• _WHAT IS NEEDED_
Without including the pictures, copy out every line below.

>> START INFORMATION SUPPLIED

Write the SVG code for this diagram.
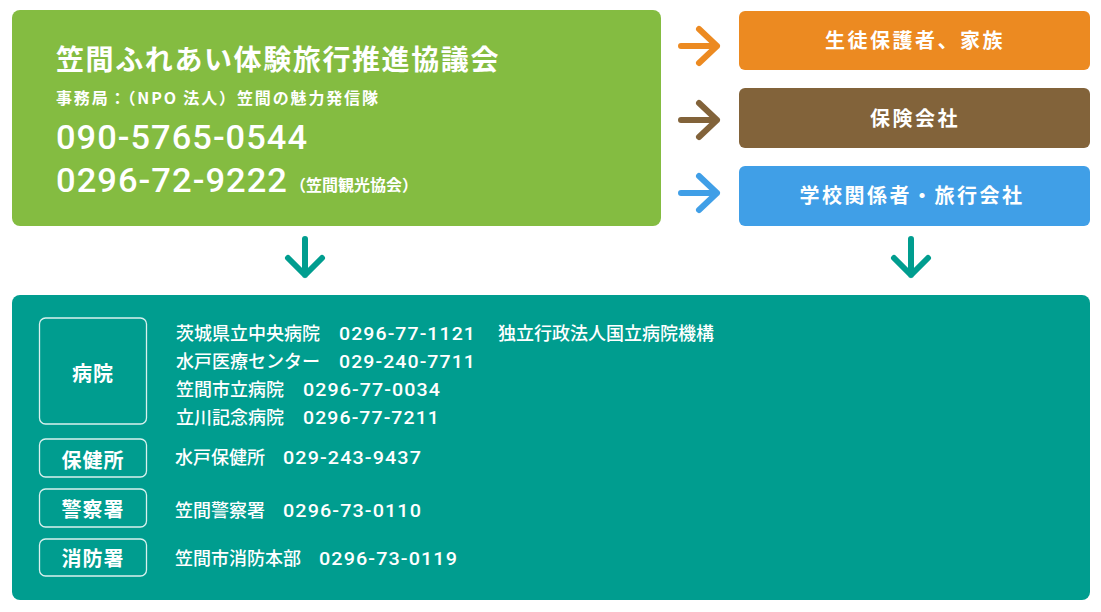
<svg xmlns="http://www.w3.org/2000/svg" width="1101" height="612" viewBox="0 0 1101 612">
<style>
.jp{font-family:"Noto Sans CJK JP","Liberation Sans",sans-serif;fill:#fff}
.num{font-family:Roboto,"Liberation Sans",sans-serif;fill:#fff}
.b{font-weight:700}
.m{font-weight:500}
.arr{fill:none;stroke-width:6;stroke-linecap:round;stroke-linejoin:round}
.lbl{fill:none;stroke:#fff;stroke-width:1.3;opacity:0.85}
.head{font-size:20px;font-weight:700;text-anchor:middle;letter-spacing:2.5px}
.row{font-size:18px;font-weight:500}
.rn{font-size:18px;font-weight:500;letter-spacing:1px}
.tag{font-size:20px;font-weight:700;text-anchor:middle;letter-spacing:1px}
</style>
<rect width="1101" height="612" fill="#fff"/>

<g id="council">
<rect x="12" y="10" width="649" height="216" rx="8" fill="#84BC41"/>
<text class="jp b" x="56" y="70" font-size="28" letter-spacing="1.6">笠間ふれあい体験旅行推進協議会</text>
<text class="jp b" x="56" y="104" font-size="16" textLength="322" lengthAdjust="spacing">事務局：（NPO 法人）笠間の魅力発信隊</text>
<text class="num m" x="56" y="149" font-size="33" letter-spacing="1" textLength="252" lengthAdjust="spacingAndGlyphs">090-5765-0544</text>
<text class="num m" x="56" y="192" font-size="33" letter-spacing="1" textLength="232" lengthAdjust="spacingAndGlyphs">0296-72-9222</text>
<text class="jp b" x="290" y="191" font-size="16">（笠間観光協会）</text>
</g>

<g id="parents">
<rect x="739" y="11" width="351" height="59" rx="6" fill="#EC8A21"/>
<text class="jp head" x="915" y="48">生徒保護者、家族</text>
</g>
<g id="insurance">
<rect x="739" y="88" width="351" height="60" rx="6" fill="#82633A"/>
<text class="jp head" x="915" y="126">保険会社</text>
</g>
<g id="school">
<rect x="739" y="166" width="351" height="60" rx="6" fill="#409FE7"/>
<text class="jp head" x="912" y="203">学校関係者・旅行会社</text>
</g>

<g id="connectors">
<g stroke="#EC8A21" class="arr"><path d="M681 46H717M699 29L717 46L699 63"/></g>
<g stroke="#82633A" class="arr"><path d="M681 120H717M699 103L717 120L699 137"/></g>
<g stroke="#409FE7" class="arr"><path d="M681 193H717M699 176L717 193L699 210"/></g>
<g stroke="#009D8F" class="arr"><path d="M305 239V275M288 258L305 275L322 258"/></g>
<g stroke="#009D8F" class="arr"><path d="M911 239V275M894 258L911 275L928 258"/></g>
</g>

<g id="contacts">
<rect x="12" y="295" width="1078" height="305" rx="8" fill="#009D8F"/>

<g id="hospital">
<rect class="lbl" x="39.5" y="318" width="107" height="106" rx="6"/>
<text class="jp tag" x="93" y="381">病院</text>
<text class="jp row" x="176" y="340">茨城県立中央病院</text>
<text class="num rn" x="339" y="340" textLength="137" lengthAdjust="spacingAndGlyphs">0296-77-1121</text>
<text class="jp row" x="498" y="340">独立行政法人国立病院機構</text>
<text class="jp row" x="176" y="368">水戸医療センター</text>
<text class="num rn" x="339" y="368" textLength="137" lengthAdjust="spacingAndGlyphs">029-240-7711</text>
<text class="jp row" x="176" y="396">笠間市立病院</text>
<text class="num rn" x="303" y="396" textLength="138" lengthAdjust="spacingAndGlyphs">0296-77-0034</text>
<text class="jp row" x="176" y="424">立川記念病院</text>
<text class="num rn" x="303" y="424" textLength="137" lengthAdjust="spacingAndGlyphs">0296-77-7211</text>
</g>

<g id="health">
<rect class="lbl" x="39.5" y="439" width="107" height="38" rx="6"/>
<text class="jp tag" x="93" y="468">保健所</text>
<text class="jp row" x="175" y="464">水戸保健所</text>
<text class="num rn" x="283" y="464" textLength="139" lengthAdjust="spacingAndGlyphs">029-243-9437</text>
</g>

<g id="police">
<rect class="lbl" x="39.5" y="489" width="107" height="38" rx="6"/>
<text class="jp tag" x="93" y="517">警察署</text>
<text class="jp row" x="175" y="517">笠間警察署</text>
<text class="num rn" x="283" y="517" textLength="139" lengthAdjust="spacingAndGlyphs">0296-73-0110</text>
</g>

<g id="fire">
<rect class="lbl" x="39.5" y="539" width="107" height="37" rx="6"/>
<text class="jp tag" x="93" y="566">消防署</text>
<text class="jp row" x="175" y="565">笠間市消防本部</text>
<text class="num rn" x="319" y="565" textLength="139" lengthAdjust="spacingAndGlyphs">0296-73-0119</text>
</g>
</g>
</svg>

>> END INFORMATION SUPPLIED

• _RESPONSE FOR THIS EXERCISE_
Write the SVG code for this diagram.
<svg xmlns="http://www.w3.org/2000/svg" width="1101" height="612" viewBox="0 0 1101 612">
<style>
.jp{font-family:"Noto Sans CJK JP","Liberation Sans",sans-serif;fill:#fff}
.num{font-family:Roboto,"Liberation Sans",sans-serif;fill:#fff}
.b{font-weight:700}
.m{font-weight:500}
.arr{fill:none;stroke-width:6;stroke-linecap:round;stroke-linejoin:round}
.lbl{fill:none;stroke:#fff;stroke-width:1.3;opacity:0.85}
.head{font-size:20px;font-weight:700;text-anchor:middle;letter-spacing:2.5px}
.row{font-size:18px;font-weight:500}
.rn{font-size:18px;font-weight:500;letter-spacing:1px}
.tag{font-size:20px;font-weight:700;text-anchor:middle;letter-spacing:1px}
</style>
<rect width="1101" height="612" fill="#fff"/>

<g id="council">
<rect x="12" y="10" width="649" height="216" rx="8" fill="#84BC41"/>
<text class="jp b" x="56" y="70" font-size="28" letter-spacing="1.6">笠間ふれあい体験旅行推進協議会</text>
<text class="jp b" x="56" y="104" font-size="16" textLength="322" lengthAdjust="spacing">事務局：（NPO 法人）笠間の魅力発信隊</text>
<text class="num m" x="56" y="149" font-size="33" letter-spacing="1" textLength="252" lengthAdjust="spacingAndGlyphs">090-5765-0544</text>
<text class="num m" x="56" y="192" font-size="33" letter-spacing="1" textLength="232" lengthAdjust="spacingAndGlyphs">0296-72-9222</text>
<text class="jp b" x="290" y="191" font-size="16">（笠間観光協会）</text>
</g>

<g id="parents">
<rect x="739" y="11" width="351" height="59" rx="6" fill="#EC8A21"/>
<text class="jp head" x="915" y="48">生徒保護者、家族</text>
</g>
<g id="insurance">
<rect x="739" y="88" width="351" height="60" rx="6" fill="#82633A"/>
<text class="jp head" x="915" y="126">保険会社</text>
</g>
<g id="school">
<rect x="739" y="166" width="351" height="60" rx="6" fill="#409FE7"/>
<text class="jp head" x="912" y="203">学校関係者・旅行会社</text>
</g>

<g id="connectors">
<g stroke="#EC8A21" class="arr"><path d="M681 46H717M699 29L717 46L699 63"/></g>
<g stroke="#82633A" class="arr"><path d="M681 120H717M699 103L717 120L699 137"/></g>
<g stroke="#409FE7" class="arr"><path d="M681 193H717M699 176L717 193L699 210"/></g>
<g stroke="#009D8F" class="arr"><path d="M305 239V275M288 258L305 275L322 258"/></g>
<g stroke="#009D8F" class="arr"><path d="M911 239V275M894 258L911 275L928 258"/></g>
</g>

<g id="contacts">
<rect x="12" y="295" width="1078" height="305" rx="8" fill="#009D8F"/>

<g id="hospital">
<rect class="lbl" x="39.5" y="318" width="107" height="106" rx="6"/>
<text class="jp tag" x="93" y="381">病院</text>
<text class="jp row" x="176" y="340">茨城県立中央病院</text>
<text class="num rn" x="339" y="340" textLength="137" lengthAdjust="spacingAndGlyphs">0296-77-1121</text>
<text class="jp row" x="498" y="340">独立行政法人国立病院機構</text>
<text class="jp row" x="176" y="368">水戸医療センター</text>
<text class="num rn" x="339" y="368" textLength="137" lengthAdjust="spacingAndGlyphs">029-240-7711</text>
<text class="jp row" x="176" y="396">笠間市立病院</text>
<text class="num rn" x="303" y="396" textLength="138" lengthAdjust="spacingAndGlyphs">0296-77-0034</text>
<text class="jp row" x="176" y="424">立川記念病院</text>
<text class="num rn" x="303" y="424" textLength="137" lengthAdjust="spacingAndGlyphs">0296-77-7211</text>
</g>

<g id="health">
<rect class="lbl" x="39.5" y="439" width="107" height="38" rx="6"/>
<text class="jp tag" x="93" y="468">保健所</text>
<text class="jp row" x="175" y="464">水戸保健所</text>
<text class="num rn" x="283" y="464" textLength="139" lengthAdjust="spacingAndGlyphs">029-243-9437</text>
</g>

<g id="police">
<rect class="lbl" x="39.5" y="489" width="107" height="38" rx="6"/>
<text class="jp tag" x="93" y="517">警察署</text>
<text class="jp row" x="175" y="517">笠間警察署</text>
<text class="num rn" x="283" y="517" textLength="139" lengthAdjust="spacingAndGlyphs">0296-73-0110</text>
</g>

<g id="fire">
<rect class="lbl" x="39.5" y="539" width="107" height="37" rx="6"/>
<text class="jp tag" x="93" y="566">消防署</text>
<text class="jp row" x="175" y="565">笠間市消防本部</text>
<text class="num rn" x="319" y="565" textLength="139" lengthAdjust="spacingAndGlyphs">0296-73-0119</text>
</g>
</g>
</svg>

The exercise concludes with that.